Speed-to-Lead for Gyms: A Simple Standard That Lifts Trials Without More Ad Spend
Why speed-to-lead is a hidden profit lever
Gyms often try to improve results by changing ads, offers, or creatives. Those can help - but most conversion leaks happen ‘after’ the lead arrives.
Speed-to-lead is the time between enquiry and first human contact. In fitness, where prospects are comparing options quickly, speed-to-lead is one of the easiest levers to pull.
If you respond fast, you book more trials. If you respond slowly, your leads are bought by someone else.
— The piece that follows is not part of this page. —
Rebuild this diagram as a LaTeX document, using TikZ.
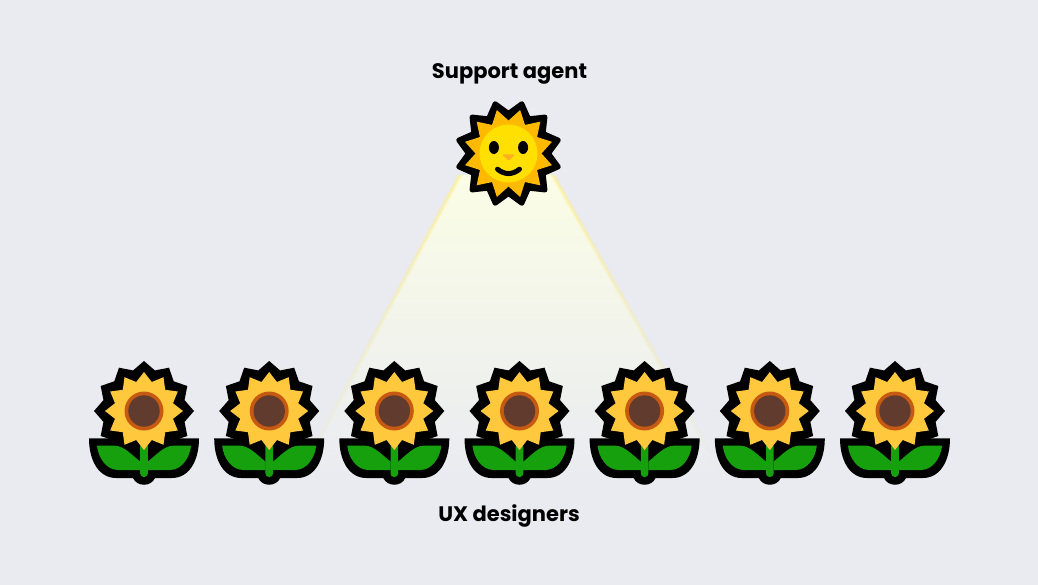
\documentclass[tikz,border=0pt]{standalone}
\usepackage{fontspec}
\setmainfont{Poppins}
\usetikzlibrary{calc}
\definecolor{pagebg}{RGB}{233,235,241}
\definecolor{beamtop}{RGB}{251,253,230}
\definecolor{beamedge}{RGB}{255,240,140}
\definecolor{sunpetal}{RGB}{255,185,0}
\definecolor{sunface}{RGB}{255,224,0}
\definecolor{sunnose}{RGB}{255,176,30}
\definecolor{petal}{RGB}{255,200,61}
\definecolor{discring}{RGB}{198,90,18}
\definecolor{disc}{RGB}{98,59,47}
\definecolor{leaf}{RGB}{22,160,14}
\tikzset{
  caption/.style={font=\bfseries\fontsize{21}{24}\selectfont, text=black, inner sep=0pt},
  pics/sunflower/.style={code={
    \fill[black] (-55,27.3) -- (55,27.3)
      .. controls (55,50) and (45,67) .. (28,67)
      -- (11,67) .. controls (7,76) and (-7,76) .. (-11,67) -- (-28,67)
      .. controls (-45,67) and (-55,50) .. (-55,27.3) -- cycle;
    \fill[black] plot[samples at={0,...,23}, variable=\k]
      ({(mod(\k,2)==0?50:42)*cos(15*\k)}, {(mod(\k,2)==0?50:42)*sin(15*\k)}) -- cycle;
    \fill[leaf] (-47,34.7) -- (-29,34.7) .. controls (-20,35) and (-12,44) .. (-3.7,50.7)
      -- (-3.7,59) -- (-26,59) .. controls (-38,59) and (-46,46) .. (-47,34.7) -- cycle;
    \fill[leaf] (47,34.7) -- (29,34.7) .. controls (20,35) and (12,44) .. (3.7,50.7)
      -- (3.7,59) -- (26,59) .. controls (38,59) and (46,46) .. (47,34.7) -- cycle;
    \fill[leaf, rounded corners=3.5] (-3.8,32) rectangle (3.8,66);
    \fill[petal] plot[samples at={0,...,23}, variable=\k]
      ({(mod(\k,2)==0?39:30)*cos(15*\k)}, {(mod(\k,2)==0?39:30)*sin(15*\k)}) -- cycle;
    \fill[discring] (0,0) circle (19.5);
    \fill[disc] (0,0) circle (15.7);
  }},
}
\begin{document}
\begin{tikzpicture}[x=1pt,y=-1pt]
  \useasboundingbox[fill=pagebg] (0,0) rectangle (1038,585);

  \coordinate (beamL) at (460,175);
  \coordinate (beamR) at (553,175);
  \coordinate (beamBL) at (297,480);
  \coordinate (beamBR) at (726,480);
  \shade[top color=beamtop, bottom color=pagebg] (beamL) -- (beamR) -- (beamBR) -- (beamBL) -- cycle;
  \foreach \w/\o in {3/0.2,1.8/0.3,0.9/0.5} {
    \shade[top color=beamedge, middle color=beamedge!20!pagebg, bottom color=pagebg, opacity=\o] ($(beamL)+(\w,0)$) -- ($(beamBL)+(\w,0)$) -- ($(beamBL)+(-\w,0)$) -- ($(beamL)+(-\w,0)$) -- cycle;
    \shade[top color=beamedge, middle color=beamedge!20!pagebg, bottom color=pagebg, opacity=\o] ($(beamR)+(\w,0)$) -- ($(beamBR)+(\w,0)$) -- ($(beamBR)+(-\w,0)$) -- ($(beamR)+(-\w,0)$) -- cycle;
  }

  \node[caption] (agent) at (509.5,73.5) {Support agent};
  \node[caption] (designers) at (509,515.5) {UX designers};

  % agent
  \begin{scope}[shift={(508.5,153.5)}]
    \filldraw[black, line width=5, line join=round]
      plot[samples at={0,...,23}, variable=\k]
        ({(mod(\k,2)==0?51.5:40)*cos(15+15*\k)}, {(mod(\k,2)==0?51.5:40)*sin(15+15*\k)}) -- cycle;
    \fill[sunpetal]
      plot[samples at={0,...,23}, variable=\k]
        ({(mod(\k,2)==0?45:33)*cos(15+15*\k)}, {(mod(\k,2)==0?45:33)*sin(15+15*\k)}) -- cycle;
    \fill[sunface] (0,0) circle (29);
    \fill[black] (-14.6,-6) ellipse (5 and 6.5);
    \fill[black] (14.6,-6) ellipse (5 and 6.5);
    \fill[sunnose, rounded corners=1.5] (-6.5,1) -- (6.5,1) -- (0,7.5) -- cycle;
    \draw[black, line width=5, line cap=round] (-11,15.7) .. controls (-4,21.5) and (4,21.5) .. (11,15.7);
  \end{scope}

  % designers
  \foreach \x in {144,269.2,394.3,519.5,644.6,769.8,895} {
    \pic at (\x,411) {sunflower};
  }
\end{tikzpicture}
\end{document}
The standard: what “good” looks like?
Set a simple, enforceable standard:
Gold standard: first contact within 5 minutes
Minimum standard: first contact within 15 minutes
Fail state: same-day response only
You don’t need perfection. You need consistency.
A simple operating process (no fancy tech required)
Use a four-step response flow:
1) Auto acknowledgement (instant) - A short SMS/email: “Got it - someone will call shortly.”
2) Call attempt (within 5–15 minutes) - Aim to book the trial on the call.
3) SMS fallback (if no answer) - Text: “I tried calling - what time suits for a quick chat? Here’s the booking link.”
4) Second attempt + confirmation - Call again, confirm trial details, reduce no-shows.
The key is to remove “I’ll get to it later” from the workflow.
Worked example: same ads, different outcomes
Two clubs run similar paid lead ads.
Club A: median response time 8 minutes → trials booked 50% of leads.
Club B: median response time 3 hours → trials booked 30% of leads.
With 60 leads/month:
Club A books ~30 trials
Club B books ~18 trials
Even before you discuss trial-to-join conversion, speed-to-lead is already creating a huge performance gap.
Scripts that work (and don’t feel pushy)
A simple call script:
“What prompted you to enquire today?”
“What outcome are you aiming for in the next 8–12 weeks?”
“If we can help with that, are you open to coming in this week?”
“Let’s lock a time. Morning or evening?”
A simple SMS fallback:
“Hey <Name>, it’s Craig from <Gym/Studio>. I tried calling - happy to help. What time works for a quick chat? Or you can book a trial here: <link>.”
How to track it weekly
You only need two measures:
Median response time (minutes)
% contacted within 15 minutes
Add them to your weekly scorecard. Then assign one owner: usually the sales manager or reception lead. If the KPI is red, you’re not “doing marketing better.” You’re tightening execution.
Common mistakes
Relying only on email follow-up
No booking link ready
No owner for leads
“We called once” and gave up
Measuring leads but not response time
Implementation in 60 minutes
1) Write the response standard
2) Set up a booking link
3) Create the 2-message fallback sequence
4) Add the KPI to the scorecard
5) Assign ownership
If you do only one thing: make the first call within 15 minutes and measure it weekly.